• _Task instructions_
Repeat the material verbatim. Images are excluded from the copy.
>>
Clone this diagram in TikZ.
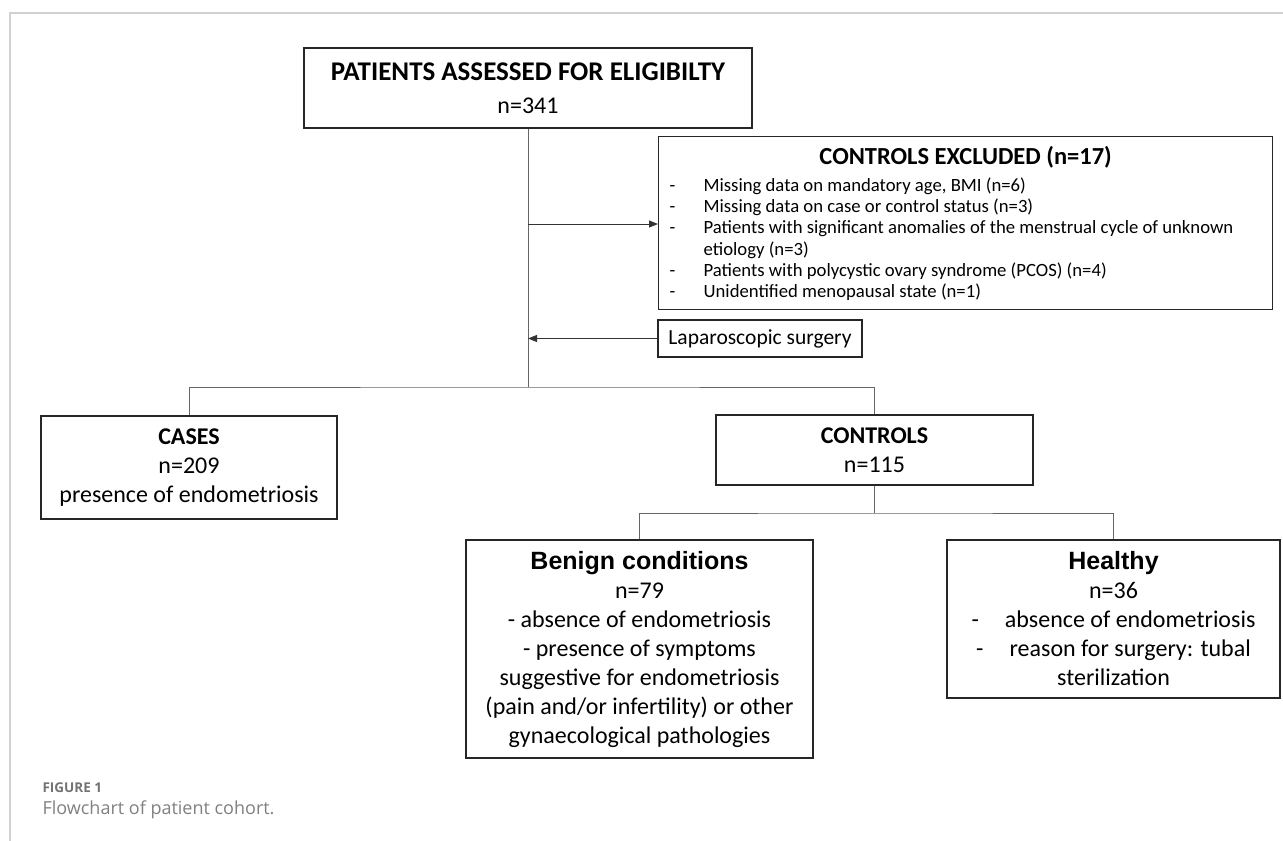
\documentclass[tikz,border=0pt]{standalone}
\usepackage{fontspec}
\setmainfont{Carlito}
\newfontfamily\arialfont{Liberation Sans}
\newfontfamily\capfont{Open Sans}
\usetikzlibrary{arrows.meta, positioning}

\newcommand{\dashitem}{\makebox[34pt][l]{-}}
\newcommand{\dashcont}{\hspace*{34pt}}

\tikzset{
  box/.style={draw=black!85, line width=1.3pt, inner sep=0pt, align=center,
    font=\fontsize{24}{29}\selectfont},
  link/.style={draw=black!60, line width=1pt},
  arr/.style={draw=black!80, line width=1pt, -{Triangle[length=9pt,width=7pt]}},
}

\begin{document}
\begin{tikzpicture}[x=1pt,y=-1pt]
\useasboundingbox (0,0) rectangle (1283,841);
% page frame
\draw[black!18, line width=2pt] (1283,13) -- (10,13) -- (10,841);

% boxes
\node[box, minimum width=448, minimum height=80, font=\fontsize{24}{32}\selectfont] (patients) at (528,88)
  {{\bfseries\fontsize{27}{32}\selectfont PATIENTS ASSESSED FOR ELIGIBILTY}\\[1pt]n=341};

\node[box, anchor=north west, minimum width=614, minimum height=173, inner xsep=11pt, inner ysep=10pt] (excluded) at (658,136)
  {\parbox[c][153pt][t]{592pt}{%
   {\centering\bfseries\fontsize{24.5}{26}\selectfont CONTROLS EXCLUDED (n=17)\par}
   \vspace{5.5pt}
   \raggedright\fontsize{18.7}{21.2}\selectfont
   \dashitem Missing data on mandatory age, BMI (n=6)\par
   \dashitem Missing data on case or control status (n=3)\par
   \dashitem Patients with significant anomalies of the menstrual cycle of unknown\par
   \dashcont etiology (n=3)\par
   \dashitem Patients with polycystic ovary syndrome (PCOS) (n=4)\par
   \dashitem Unidentified menopausal state (n=1)\par}};

\node[box, minimum width=204, minimum height=37, font=\fontsize{21.5}{24}\selectfont] (lap) at (760,338.5)
  {Laparoscopic surgery};

\node[box, minimum width=296, minimum height=103] (cases) at (189,467.5)
  {\textbf{CASES}\\n=209\\presence of endometriosis};

\node[box, minimum width=317, minimum height=70] (controls) at (874.5,450)
  {\textbf{CONTROLS}\\n=115};

\node[box, minimum width=347, minimum height=218] (benign) at (639.5,649)
  {{\arialfont\bfseries\fontsize{25}{29}\selectfont Benign conditions}\\n=79\\- absence of endometriosis\\
   - presence of symptoms\\suggestive for endometriosis\\(pain and/or infertility) or other\\
   gynaecological pathologies};

\node[box, minimum width=333, minimum height=158] (healthy) at (1113.5,619)
  {{\arialfont\bfseries\fontsize{25}{29}\selectfont Healthy}\\n=36\\
   -\hspace{26pt}absence of endometriosis\\-\hspace{26pt}reason for surgery: tubal\\sterilization};

% connectors
\coordinate (split) at (patients.south |- 0,387);
\coordinate (exc) at (patients.south |- 0,224);
\coordinate (split2) at (controls.south |- 0,513);
\draw[link] (patients.south) -- (split);
\draw[arr] (exc) -- (exc -| excluded.west);
\draw[arr] (lap.west) -- (lap.west -| patients.south);
\draw[link] (cases.north) |- (split) -| (controls.north);
\draw[link] (controls.south) -- (split2);
\draw[link] (benign.north) |- (split2) -| (healthy.north);

% caption
\node[anchor=base west, text=black!55, font=\capfont\bfseries\fontsize{13.5}{16}\selectfont] (figlabel) at (39,792) {FIGURE 1};
\node[anchor=base west, text=black!50, font=\capfont\fontsize{18}{21}\selectfont] (figtext) at (39,814) {Flowchart of patient cohort.};
\end{tikzpicture}
\end{document}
<<
• _Correct response_
Clone this diagram in TikZ.
\documentclass[tikz,border=0pt]{standalone}
\usepackage{fontspec}
\setmainfont{Carlito}
\newfontfamily\arialfont{Liberation Sans}
\newfontfamily\capfont{Open Sans}
\usetikzlibrary{arrows.meta, positioning}

\newcommand{\dashitem}{\makebox[34pt][l]{-}}
\newcommand{\dashcont}{\hspace*{34pt}}

\tikzset{
  box/.style={draw=black!85, line width=1.3pt, inner sep=0pt, align=center,
    font=\fontsize{24}{29}\selectfont},
  link/.style={draw=black!60, line width=1pt},
  arr/.style={draw=black!80, line width=1pt, -{Triangle[length=9pt,width=7pt]}},
}

\begin{document}
\begin{tikzpicture}[x=1pt,y=-1pt]
\useasboundingbox (0,0) rectangle (1283,841);
% page frame
\draw[black!18, line width=2pt] (1283,13) -- (10,13) -- (10,841);

% boxes
\node[box, minimum width=448, minimum height=80, font=\fontsize{24}{32}\selectfont] (patients) at (528,88)
  {{\bfseries\fontsize{27}{32}\selectfont PATIENTS ASSESSED FOR ELIGIBILTY}\\[1pt]n=341};

\node[box, anchor=north west, minimum width=614, minimum height=173, inner xsep=11pt, inner ysep=10pt] (excluded) at (658,136)
  {\parbox[c][153pt][t]{592pt}{%
   {\centering\bfseries\fontsize{24.5}{26}\selectfont CONTROLS EXCLUDED (n=17)\par}
   \vspace{5.5pt}
   \raggedright\fontsize{18.7}{21.2}\selectfont
   \dashitem Missing data on mandatory age, BMI (n=6)\par
   \dashitem Missing data on case or control status (n=3)\par
   \dashitem Patients with significant anomalies of the menstrual cycle of unknown\par
   \dashcont etiology (n=3)\par
   \dashitem Patients with polycystic ovary syndrome (PCOS) (n=4)\par
   \dashitem Unidentified menopausal state (n=1)\par}};

\node[box, minimum width=204, minimum height=37, font=\fontsize{21.5}{24}\selectfont] (lap) at (760,338.5)
  {Laparoscopic surgery};

\node[box, minimum width=296, minimum height=103] (cases) at (189,467.5)
  {\textbf{CASES}\\n=209\\presence of endometriosis};

\node[box, minimum width=317, minimum height=70] (controls) at (874.5,450)
  {\textbf{CONTROLS}\\n=115};

\node[box, minimum width=347, minimum height=218] (benign) at (639.5,649)
  {{\arialfont\bfseries\fontsize{25}{29}\selectfont Benign conditions}\\n=79\\- absence of endometriosis\\
   - presence of symptoms\\suggestive for endometriosis\\(pain and/or infertility) or other\\
   gynaecological pathologies};

\node[box, minimum width=333, minimum height=158] (healthy) at (1113.5,619)
  {{\arialfont\bfseries\fontsize{25}{29}\selectfont Healthy}\\n=36\\
   -\hspace{26pt}absence of endometriosis\\-\hspace{26pt}reason for surgery: tubal\\sterilization};

% connectors
\coordinate (split) at (patients.south |- 0,387);
\coordinate (exc) at (patients.south |- 0,224);
\coordinate (split2) at (controls.south |- 0,513);
\draw[link] (patients.south) -- (split);
\draw[arr] (exc) -- (exc -| excluded.west);
\draw[arr] (lap.west) -- (lap.west -| patients.south);
\draw[link] (cases.north) |- (split) -| (controls.north);
\draw[link] (controls.south) -- (split2);
\draw[link] (benign.north) |- (split2) -| (healthy.north);

% caption
\node[anchor=base west, text=black!55, font=\capfont\bfseries\fontsize{13.5}{16}\selectfont] (figlabel) at (39,792) {FIGURE 1};
\node[anchor=base west, text=black!50, font=\capfont\fontsize{18}{21}\selectfont] (figtext) at (39,814) {Flowchart of patient cohort.};
\end{tikzpicture}
\end{document}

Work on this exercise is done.